W194 Using RNA-Seq in Multi-Genome Gnomon for Fungal Genomes Annotation

Date: Tuesday, January 17, 2012
Time: 4:10 PM
Room: Royal Palm Salon 1,2,3
Alexandre Souvorov , NIH/HLM/NCBI, Bethesda, MD
The comparative multi-genome approach utilizes the fact that protein-coding regions are more conserved than non-functional regions. The multi-genome Gnomon method for the parallel annotation of several genomes is an iterative process that starts from single genome gene Gnomon predictions and uses predicted proteins to gradually improve the annotation. At each iteration, the best models are selected and used as a training set and evidence for the next Gnomon step. At the end of the iterative process, all genomes are trained and annotated. This process produces annotations which are consistent across all involved genomes. The cDNA evidence available for any of the genomes contributes into other genomes annotations. The RNA-Seq data available from the deep-sequencing projects has a tremendous potential for the gene finding. Also it creates new challenges for the gene finding algorithms. To name a few they include the sheer amount of the  raw data, a large number of false positive hits and logical problems of finding the right chaining path for connection of small pieces into a full length gene.
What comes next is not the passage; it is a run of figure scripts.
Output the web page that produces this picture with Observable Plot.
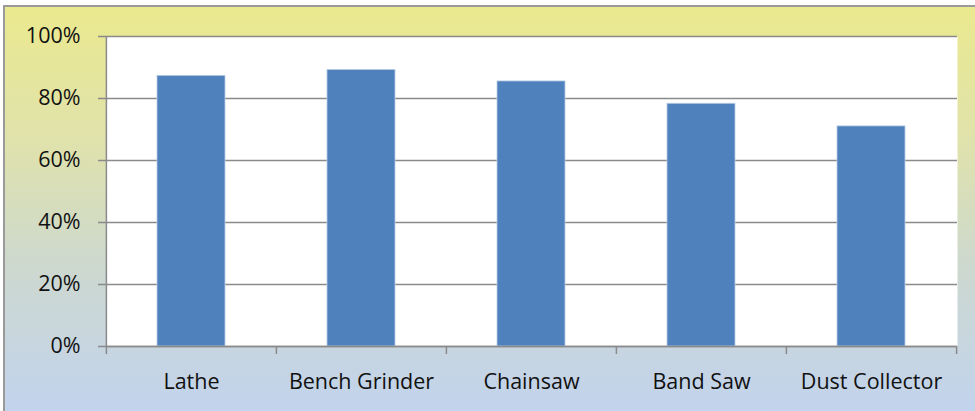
<!DOCTYPE html>
<html>
<head>
<meta charset="utf-8">
<script src="https://cdn.jsdelivr.net/npm/d3@7"></script>
<script src="https://cdn.jsdelivr.net/npm/@observablehq/plot@0.6"></script>
<style>
  html, body { margin: 0; padding: 0; background: #ffffff; overflow: hidden; }
  #chart {
    position: relative;
    width: 975px; height: 411px;
    background: linear-gradient(to bottom, #ffffff 0px, #ffffff 5px, #ebe98e 5px, #dfe2ac 35%, #cdd8cf 65%, #c2d3ed 100%);
    overflow: hidden;
  }
  #chart::before {
    content: "";
    position: absolute;
    left: 3px; top: 5px; right: -5px; bottom: -5px;
    border-top: 2px solid #9a9a9a;
    border-left: 2px solid #9a9a9a;
  }
  #chart::after {
    content: "";
    position: absolute;
    left: 0; top: 0; width: 3px; height: 411px;
    background: #ffffff;
  }
  #chart svg { position: absolute; left: 0; top: 0; }
</style>
</head>
<body>
<div id="chart"></div>
<script>
const categories = ["Lathe", "Bench Grinder", "Chainsaw", "Band Saw", "Dust Collector"];
const values = [0.873, 0.892, 0.855, 0.783, 0.710];
const yTicks = [0, 0.2, 0.4, 0.6, 0.8, 1.0];

const data = categories.map((c, i) => ({category: c, value: values[i]}));

const W = 975, H = 411;
const mL = 106, mR = 18, mT = 36, mB = 65;
const step = (W - mL - mR) / categories.length;
const axisGray = "#8a8a8a";

const plot = Plot.plot({
  width: W,
  height: H,
  marginLeft: mL,
  marginRight: mR,
  marginTop: mT,
  marginBottom: mB,
  style: {background: "transparent", fontFamily: "'Open Sans', Lato, sans-serif", fontSize: "21.5px", color: "#111"},
  x: {domain: categories, paddingInner: 0.6, paddingOuter: 0.3, label: null},
  y: {domain: [0, 1], label: null},
  marks: [
    Plot.frame({fill: "white", stroke: null}),
    Plot.gridY(yTicks, {stroke: axisGray, strokeOpacity: 1, strokeWidth: 1.5}),
    Plot.barY(data, {x: "category", y: "value", fill: "#4f81bd", stroke: "#b9cde6", strokeWidth: 0.8}),
    Plot.ruleX([categories[0]], {x: d => d, stroke: axisGray, strokeWidth: 1.5, dx: -step / 2, y1: 0, y2: 1}),
    Plot.ruleY([0], {stroke: axisGray, strokeWidth: 1.5}),
    Plot.ruleX(categories, {x: d => d, dx: -step / 2, y1: 0, y2: 0, insetBottom: -8, stroke: axisGray, strokeWidth: 1.5}),
    Plot.ruleX([categories[categories.length - 1]], {x: d => d, dx: step / 2, y1: 0, y2: 0, insetBottom: -8, stroke: axisGray, strokeWidth: 1.5}),
    Plot.axisY({ticks: yTicks, tickFormat: d => Math.round(d * 100) + "%", tickSize: 8, tickPadding: 18, stroke: axisGray, strokeWidth: 1.5, fontSize: 21.5}),
    Plot.axisX({tickSize: 0, tickPadding: 27, fontSize: 21.5})
  ]
});
document.getElementById("chart").appendChild(plot);
</script>
</body>
</html>
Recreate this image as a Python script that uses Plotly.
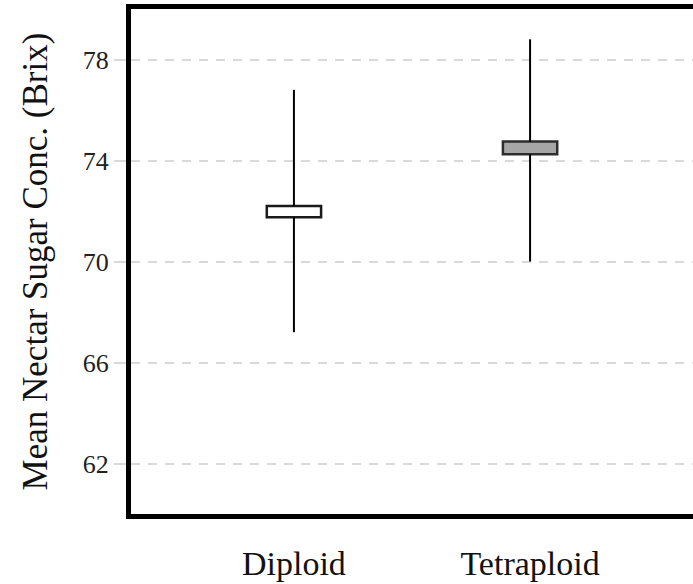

In the new Gnomon version we implemented filtering and chaining algorithms which are capable of finding genes and their alternative variants using a combination RNA-Seq data and all other evidence, if available (mRNA, EST and proteins). The multi-genome approach has been applied to eight Aspergillus genomes. Four of these genomes have RNA-Seq data available. It was shown that the multi-genome approach successfully used the indirect RNA-Seq data to improve the annotation of the genome without such data.